Saturday, January 22, 2011

The impossible device

  As I followed the onslaught of Android tablets announced at CES this year, each device I read about had at least one flaw that was severe enough to remove it from consideration as my next gadget.

  The Motorola Xoom is on Verizon and is rumored to be $800. The Asus Transformer is running Android 2.2 and is heavily skinned by Asus. The Motorola Atrix (the best device of CES) is on AT&T; with capped data service having such a device is pointless. The Notion Ink Adam is heavily skinned, with miserable resolution. The list of disappointments goes on.

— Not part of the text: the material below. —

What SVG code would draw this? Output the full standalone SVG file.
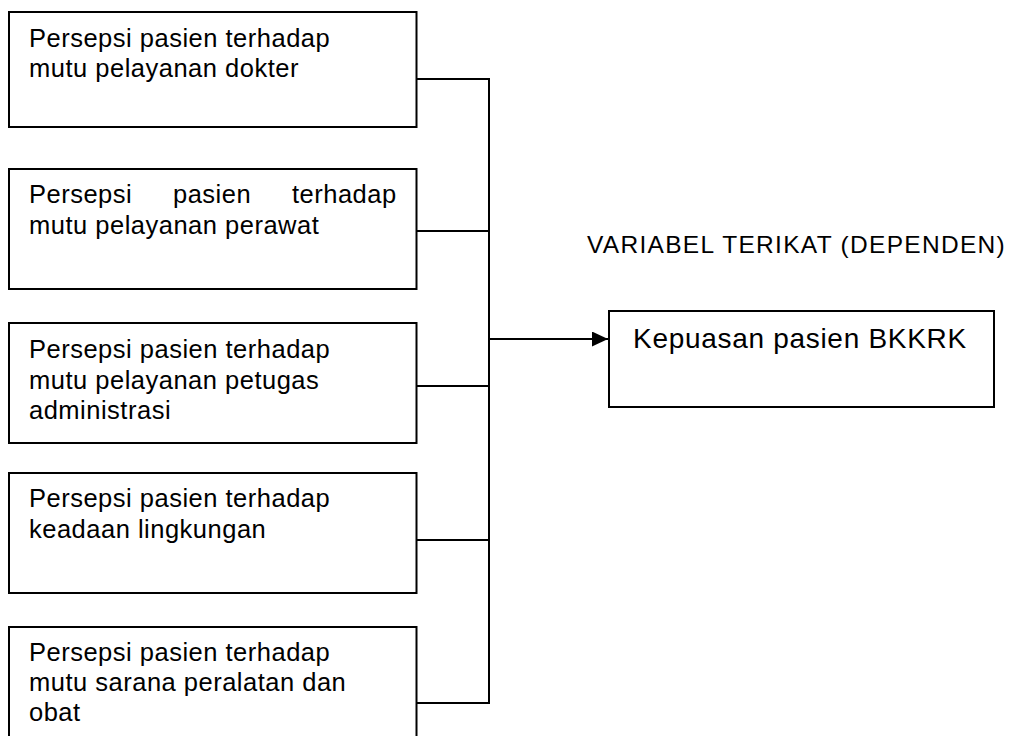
<svg xmlns="http://www.w3.org/2000/svg" width="1011" height="736" viewBox="0 0 1011 736">
<style>
.box{fill:#fff;stroke:#000;stroke-width:2}
.t{font-family:"Liberation Sans",Arial,sans-serif;font-size:25.5px;letter-spacing:0.5px;fill:#000}
.tk{font-family:"Liberation Sans",Arial,sans-serif;font-size:28px;letter-spacing:0.7px;fill:#000}
.tv{font-family:"Liberation Sans",Arial,sans-serif;font-size:24.5px;letter-spacing:1.3px;fill:#000}
.c{fill:none;stroke:#000;stroke-width:2}
</style>
<defs>
<marker id="ah" markerUnits="userSpaceOnUse" markerWidth="16" markerHeight="15" refX="16" refY="7.5" orient="auto">
<path d="M0,0 L16,7.5 L0,15 z" fill="#000"/>
</marker>
</defs>
<rect width="1011" height="736" fill="#fff"/>
<g id="connectors">
<path class="c" d="M417,79 H489 M417,231 H489 M417,386 H489 M417,540 H489 M417,703 H489 M489,78 V704"/>
<path class="c" d="M489,339 H608" stroke-width="1.7" marker-end="url(#ah)"/>
</g>
<g id="node-dokter">
<rect class="box" x="9" y="12" width="407.5" height="115"/>
<text class="t" x="29" y="46.5">Persepsi pasien terhadap</text>
<text class="t" x="29" y="77">mutu pelayanan dokter</text>
</g>
<g id="node-perawat">
<rect class="box" x="9" y="169" width="407.5" height="120"/>
<text class="t" y="203"><tspan x="29">Persepsi</tspan><tspan x="173">pasien</tspan><tspan x="292">terhadap</tspan></text>
<text class="t" x="29" y="233.5">mutu pelayanan perawat</text>
</g>
<g id="node-administrasi">
<rect class="box" x="9" y="323" width="407.5" height="120"/>
<text class="t" x="29" y="358">Persepsi pasien terhadap</text>
<text class="t" x="29" y="388.5">mutu pelayanan petugas</text>
<text class="t" x="29" y="418.5">administrasi</text>
</g>
<g id="node-lingkungan">
<rect class="box" x="9" y="473" width="407.5" height="120"/>
<text class="t" x="29" y="507">Persepsi pasien terhadap</text>
<text class="t" x="29" y="537.5">keadaan lingkungan</text>
</g>
<g id="node-sarana">
<rect class="box" x="9" y="627" width="407.5" height="130"/>
<text class="t" x="29" y="661">Persepsi pasien terhadap</text>
<text class="t" x="29" y="691">mutu sarana peralatan dan</text>
<text class="t" x="29" y="721">obat</text>
</g>
<g id="label-dependen">
<text class="tv" x="587" y="253">VARIABEL TERIKAT (DEPENDEN)</text>
</g>
<g id="node-kepuasan">
<rect class="box" x="609" y="311" width="385" height="96"/>
<text class="tk" x="633" y="348">Kepuasan pasien BKKRK</text>
</g>
</svg>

  I began thinking about what I would want from my next gadget. I have a set digital needs that my laptop, e-book reader, and phone do not meet.

  Reading digital media is the foremost need I have. Between digital references for my professional work, fiction for pleasure, and materials for classes I'm reading more than I ever have before. Reading is a tough activity to facilitate with a digital device. The device must be light enough to use comfortably for long periods of time, the screen must be large, preferably 8.5" x 11" to match the original format. The dot-pitch must be high, and the screen must be readable in sunlight and in darkness. Qualcomm and Mirasol are still a long way off from making a large screen.

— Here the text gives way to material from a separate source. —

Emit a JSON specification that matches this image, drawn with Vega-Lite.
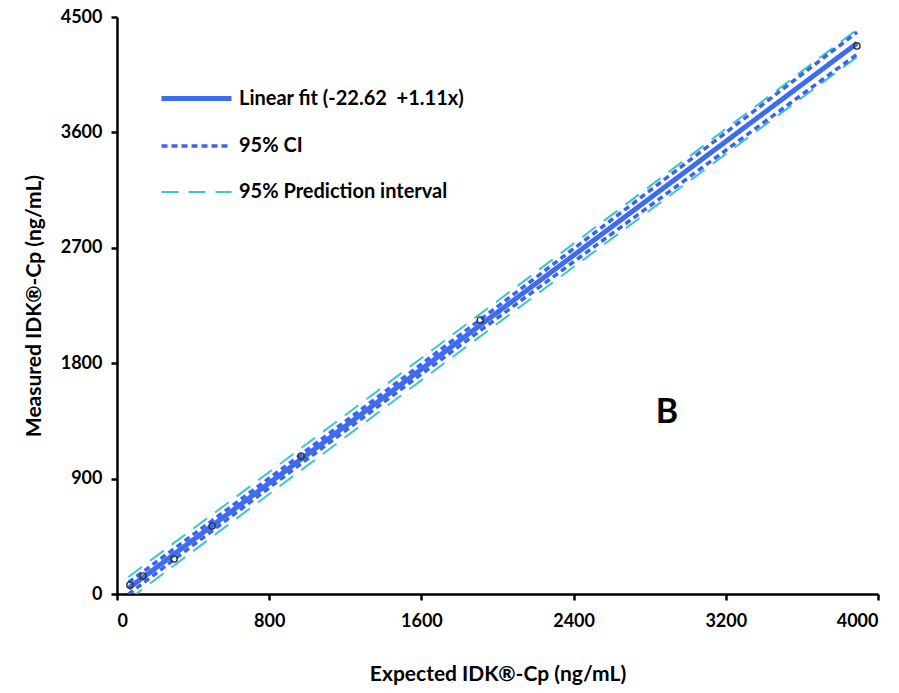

  Note Taking after testing many different applications for taking notes, xournal, org-mode, Google docs, and even Gimp. Nothing beats a pencil and paper for recording high quality notes. Software and a stylus solves this problem. Stylus' are a dime a dozen, sadly there's no software available that does an adequate job.

  Linux it's impossible for me to get by in class or at work without a constantly ready Linux environment. Ideally there would be a virtual machine running a user maintained Linux. Access to the virtual machine would be through an application such as VNC.

   A portable keyboard clamshell & desktop dock are needed to interact with the Linux environment. An on-screen keyboard is useful for only short messages, nothing more. To have a useful Linux environment the device needs a desktop dock for the home and the office, and a clamshell to stuff in the messenger bag.

  Android or Chrome nearly all of my online activities pass through Google's services. After going Google with my browser and now my phone. I prefer most of my Google interactions through my "native" phone applications.

  Connectivity the device must always have an unfettered data and voice connection. Seedy contracts with capped data usage and overage charges are designed to gouge the consumer. I'm not willing to pay for a such a service. I will however, pay a premium to be given unlimited data and voice connectivity.

  Wireless power and long battery life there's no room in my bag for power cords. Thankfully Qi base stations exist, the device just needs a receiver.

  With the exception of the large Mirasol display all the technologies exist. Sadly I'll never see a device that meets most of my needs. I'm willing to pay, I'm willing to put the effort into customizing a device that comes close to what I want.

  In the mean time I'll continue to be disappointed.